Of course, the tech would still see product cycles and ones based on the usual suspects like the RAM, the storage, the processor, the display size/resolution and so on. But in reality, these are not high priority specs for smartwatches. When buying a smartwatch, you may think that they are, but the cold truth is that battery life on a smartwatch is the single biggest concern. At least with the current product cycle time-frames. And if smartwatches with never ending batteries started being sold and the biggest evolutionary selling point dissolved, this could result in less frequent product cycles altogether. A smartwatch company taking an extra year to bring a product to market or in Samsung’s case, an extra six months. While that also might sound like a good idea and certainly on your wallet, this in an industry that is still so young that it needs a high level of momentum, quick cycles and turnarounds to really push the technology forward. Lesser cycles could negatively impact on the level of evolution that comes through, which in turn would further result in even less frequent cycles. Which is not good for anyone.
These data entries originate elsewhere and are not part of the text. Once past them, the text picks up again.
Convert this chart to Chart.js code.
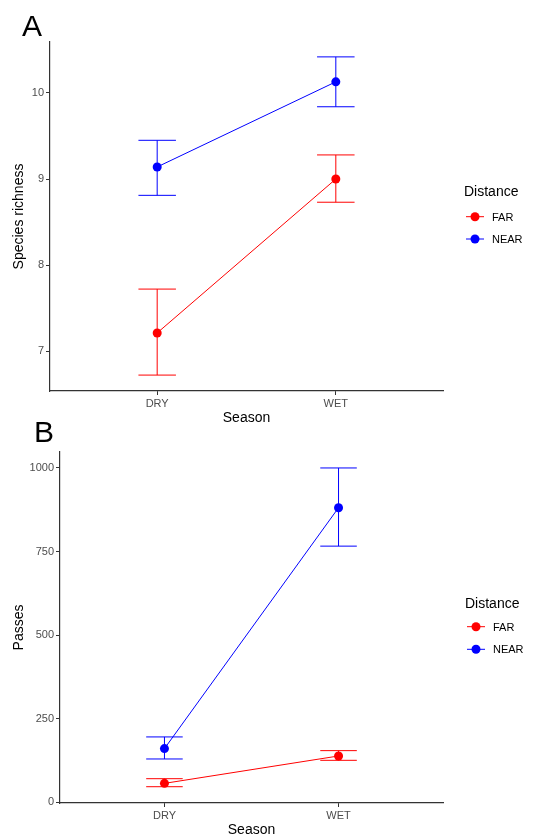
<!DOCTYPE html>
<html>
<head>
<meta charset="utf-8">
<script src="https://cdn.jsdelivr.net/npm/chart.js@4"></script>
<style>
  html, body { margin: 0; padding: 0; background: #fff; overflow: hidden; }
  body { width: 547px; height: 837px; position: relative; }
  canvas { position: absolute; left: 0; }
  #chartA { top: 0; }
  #chartB { top: 415px; }
</style>
</head>
<body>
<canvas id="chartA" width="547" height="430"></canvas>
<canvas id="chartB" width="547" height="424"></canvas>
<script>
const seasons = ['DRY', 'WET'];
const distances = ['FAR', 'NEAR'];
const distanceColors = ['#FF0000', '#0000FF'];

// panel A - species richness (mean, lower, upper)
const richnessFar = [7.21, 9.00];
const richnessFarLo = [6.72, 8.73];
const richnessFarHi = [7.72, 9.28];
const richnessNear = [9.14, 10.13];
const richnessNearLo = [8.81, 9.84];
const richnessNearHi = [9.45, 10.42];
const richnessTicks = [7, 8, 9, 10];

// panel B - passes
const passesFar = [56, 138];
const passesFarLo = [46, 125];
const passesFarHi = [70, 154];
const passesNear = [160, 881];
const passesNearLo = [129, 766];
const passesNearHi = [195, 1000];
const passesTicks = [0, 250, 500, 750, 1000];

const chartFont = '"Liberation Sans", Arial, sans-serif';
const axisGrey = '#333333';
const tickGrey = '#4D4D4D';

const errorBars = {
    id: 'errorBars',
    beforeDatasetsDraw(chart) {
        const ctx = chart.ctx;
        const x = chart.scales.x;
        const y = chart.scales.y;
        const cap = (x.getPixelForValue(2) - x.getPixelForValue(1)) * 0.105;
        chart.data.datasets.forEach(ds => {
            ctx.save();
            ctx.strokeStyle = ds.borderColor;
            ctx.lineWidth = 1;
            ds.data.forEach((p, i) => {
                const px = x.getPixelForValue(p.x);
                const lo = y.getPixelForValue(ds.errLo[i]);
                const hi = y.getPixelForValue(ds.errHi[i]);
                ctx.beginPath();
                ctx.moveTo(px, lo); ctx.lineTo(px, hi);
                ctx.moveTo(px - cap, lo); ctx.lineTo(px + cap, lo);
                ctx.moveTo(px - cap, hi); ctx.lineTo(px + cap, hi);
                ctx.stroke();
            });
            ctx.restore();
        });
    }
};

const panelDecor = {
    id: 'panelDecor',
    afterDraw(chart, args, opts) {
        const ctx = chart.ctx;
        ctx.save();
        ctx.fillStyle = '#000';
        ctx.textBaseline = 'alphabetic';
        ctx.font = '30px ' + chartFont;
        ctx.fillText(opts.tag, opts.tagX, opts.tagY);

        ctx.font = '14px ' + chartFont;
        ctx.fillText('Distance', opts.legendX, opts.titleY);

        chart.data.datasets.forEach((ds, i) => {
            const cy = opts.itemY + i * opts.itemGap;
            const cx = opts.legendX + 11;
            ctx.strokeStyle = ds.borderColor;
            ctx.lineWidth = 1;
            ctx.beginPath();
            ctx.moveTo(cx - 9, cy);
            ctx.lineTo(cx + 9, cy);
            ctx.stroke();
            ctx.fillStyle = ds.borderColor;
            ctx.beginPath();
            ctx.arc(cx, cy, 4.5, 0, Math.PI * 2);
            ctx.fill();
            ctx.fillStyle = '#000';
            ctx.font = '11px ' + chartFont;
            ctx.fillText(ds.label, opts.legendX + 28, cy + 4);
        });
        ctx.restore();
    }
};

function makeDataset(i, values, lo, hi) {
    return {
        label: distances[i],
        data: values.map((v, j) => ({ x: j + 1, y: v })),
        errLo: lo,
        errHi: hi,
        borderColor: distanceColors[i],
        backgroundColor: distanceColors[i],
        borderWidth: 1,
        pointRadius: 4.5,
        pointBorderWidth: 0,
        pointHoverRadius: 4.5,
        tension: 0
    };
}

function makePanel(id, datasets, yTitle, yTicks, yMin, yMax, yWidth, pad, decor) {
    const ctx = document.getElementById(id).getContext('2d');
    return new Chart(ctx, {
        type: 'line',
        data: { datasets: datasets },
        plugins: [errorBars, panelDecor],
        options: {
            responsive: false,
            animation: false,
            devicePixelRatio: 1,
            events: [],
            layout: { padding: pad },
            plugins: {
                legend: { display: false },
                tooltip: { enabled: false },
                panelDecor: decor
            },
            scales: {
                x: {
                    type: 'linear',
                    min: 0.4,
                    max: 2.6,
                    afterBuildTicks: s => { s.ticks = seasons.map((_, i) => ({ value: i + 1 })); },
                    afterFit: s => { s.height = 36; },
                    ticks: {
                        callback: v => seasons[v - 1],
                        font: { family: chartFont, size: 11 },
                        color: tickGrey,
                        padding: 2,
                        maxRotation: 0,
                        autoSkip: false
                    },
                    grid: { drawOnChartArea: false, color: axisGrey, tickLength: 4 },
                    border: { color: axisGrey, width: 1.2 },
                    title: {
                        display: true,
                        text: 'Season',
                        color: '#000',
                        font: { family: chartFont, size: 14 },
                        padding: { top: 0, bottom: 0 }
                    }
                },
                y: {
                    min: yMin,
                    max: yMax,
                    afterBuildTicks: s => { s.ticks = yTicks.map(v => ({ value: v })); },
                    afterFit: s => { s.width = yWidth; },
                    ticks: {
                        callback: v => String(v),
                        font: { family: chartFont, size: 11 },
                        color: tickGrey,
                        padding: 2
                    },
                    grid: { drawOnChartArea: false, color: axisGrey, tickLength: 4 },
                    border: { color: axisGrey, width: 1.2 },
                    title: {
                        display: true,
                        text: yTitle,
                        color: '#000',
                        font: { family: chartFont, size: 14 },
                        padding: { top: 10.5, bottom: 0 }
                    }
                }
            }
        }
    });
}

makePanel('chartA', [
    makeDataset(0, richnessFar, richnessFarLo, richnessFarHi),
    makeDataset(1, richnessNear, richnessNearLo, richnessNearHi)
], 'Species richness', richnessTicks, 6.535, 10.593, 50,
    { top: 42, right: 104, bottom: 3, left: 0 },
    { tag: 'A', tagX: 22, tagY: 36, legendX: 464, titleY: 196, itemY: 216.7, itemGap: 22.3 });

makePanel('chartB', [
    makeDataset(0, passesFar, passesFarLo, passesFarHi),
    makeDataset(1, passesNear, passesNearLo, passesNearHi)
], 'Passes', passesTicks, -2.75, 1047.75, 60,
    { top: 37, right: 104, bottom: 0, left: 0 },
    { tag: 'B', tagX: 34, tagY: 26.7, legendX: 465, titleY: 192.5, itemY: 211.7, itemGap: 22.6 });
</script>
</body>
</html>
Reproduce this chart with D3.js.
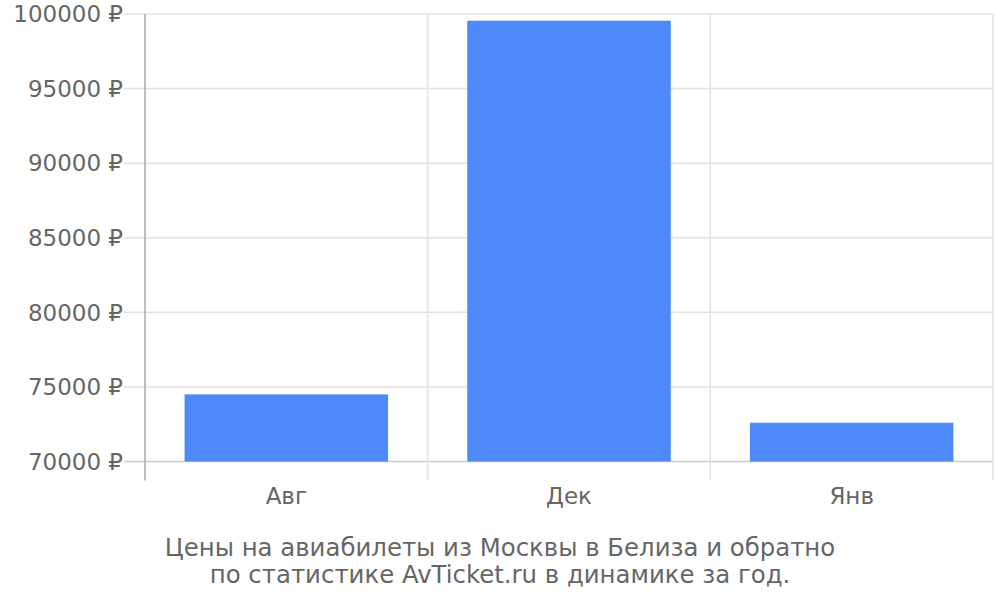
<!DOCTYPE html>
<html>
<head>
<meta charset="utf-8">
<script src="https://cdn.jsdelivr.net/npm/d3@7"></script>
<style>
  body { margin: 0; background: #fff; }
  text { font-family: "DejaVu Sans", sans-serif; fill: #666; }
</style>
</head>
<body>
<div id="chart"></div>
<script>
// data
const months = ["Авг", "Дек", "Янв"];
const prices = [74500, 99550, 72600];
const yTicks = [70000, 75000, 80000, 85000, 90000, 95000, 100000];
const captionLines = ["Цены на авиабилеты из Москвы в Белиза и обратно",
                      "по статистике AvTicket.ru в динамике за год."];

const width = 1000, height = 600;
const plotLeft = 145, plotRight = 993, plotTop = 14, plotBottom = 461.5;

const svg = d3.select("#chart").append("svg")
    .attr("width", width)
    .attr("height", height);

var x = d3.scaleBand().domain(months).range([plotLeft, plotRight])
    .paddingInner(0.28).paddingOuter(0.14);
var y = d3.scaleLinear().domain([70000, 100000]).range([plotBottom, plotTop]);

// horizontal grid, sticking out to the left as tick marks
svg.selectAll(".hgrid")
    .data(yTicks)
    .enter()
    .append("line")
    .attr("x1", plotLeft - 21)
    .attr("x2", plotRight)
    .attr("y1", d => y(d))
    .attr("y2", d => y(d))
    .attr("stroke", d => d === 70000 ? "#ccc" : "#e2e2e2")
    .attr("stroke-width", 1.5);

// vertical grid on category borders
var borders = months.map(m => x(m) - x.step() * x.paddingInner() / 2);
borders.push(plotRight);
svg.selectAll(".vgrid")
    .data(borders.slice(1))
    .enter()
    .append("line")
    .attr("x1", d => d)
    .attr("x2", d => d)
    .attr("y1", plotTop)
    .attr("y2", plotBottom + 19)
    .attr("stroke", "#e2e2e2")
    .attr("stroke-width", 1.5);

// left axis line
svg.append("line")
    .attr("x1", plotLeft).attr("x2", plotLeft)
    .attr("y1", plotTop).attr("y2", plotBottom + 19)
    .attr("stroke", "#aaa")
    .attr("stroke-width", 1.5);

svg.selectAll(".bar")
    .data(prices)
    .enter()
    .append("rect")
    .attr("x", (d, i) => x(months[i]))
    .attr("y", d => y(d))
    .attr("width", x.bandwidth())
    .attr("height", d => y(70000) - y(d))
    .attr("fill", "#4e89f9");

svg.selectAll(".ylab")
    .data(yTicks)
    .enter()
    .append("text")
    .attr("x", plotLeft - 22)
    .attr("y", d => y(d))
    .attr("dy", "0.36em")
    .attr("text-anchor", "end")
    .style("font-size", "23px")
    .text(d => d + " ₽");

svg.selectAll(".xlab")
    .data(months)
    .enter()
    .append("text")
    .attr("x", d => x(d) + x.bandwidth() / 2)
    .attr("y", 504)
    .attr("text-anchor", "middle")
    .style("font-size", "23px")
    .text(d => d);

svg.selectAll(".caption")
    .data(captionLines)
    .enter()
    .append("text")
    .attr("x", 500)
    .attr("y", (d, i) => 556 + i * 27)
    .attr("text-anchor", "middle")
    .style("font-size", "24.4px")
    .text(d => d);
</script>
</body>
</html>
Now, this is not to say that smartwatch manufacturers are purposely trying to avoid more traditional watch-like features like kinetic power, although they could be, but the point is more that it is not in the industry’s best interest to focus on them or really push forward with the investment they would need. It is much better for them to focus on extending the battery life by a couple of hours or even a day and fueling the next quick turnaround of product, which also happens to sport a new design and a fractionally better processor. It keeps the market alive and in the news and that buzz going. The downside, however, is that it appeals to a far less number of consumers and certainly not to the likes of me who have come to see a watch battery as a thing of the past. While a smartwatch may let me see a new email on my arm, charging the watch or even thinking about its battery is certainly a step backwards overall.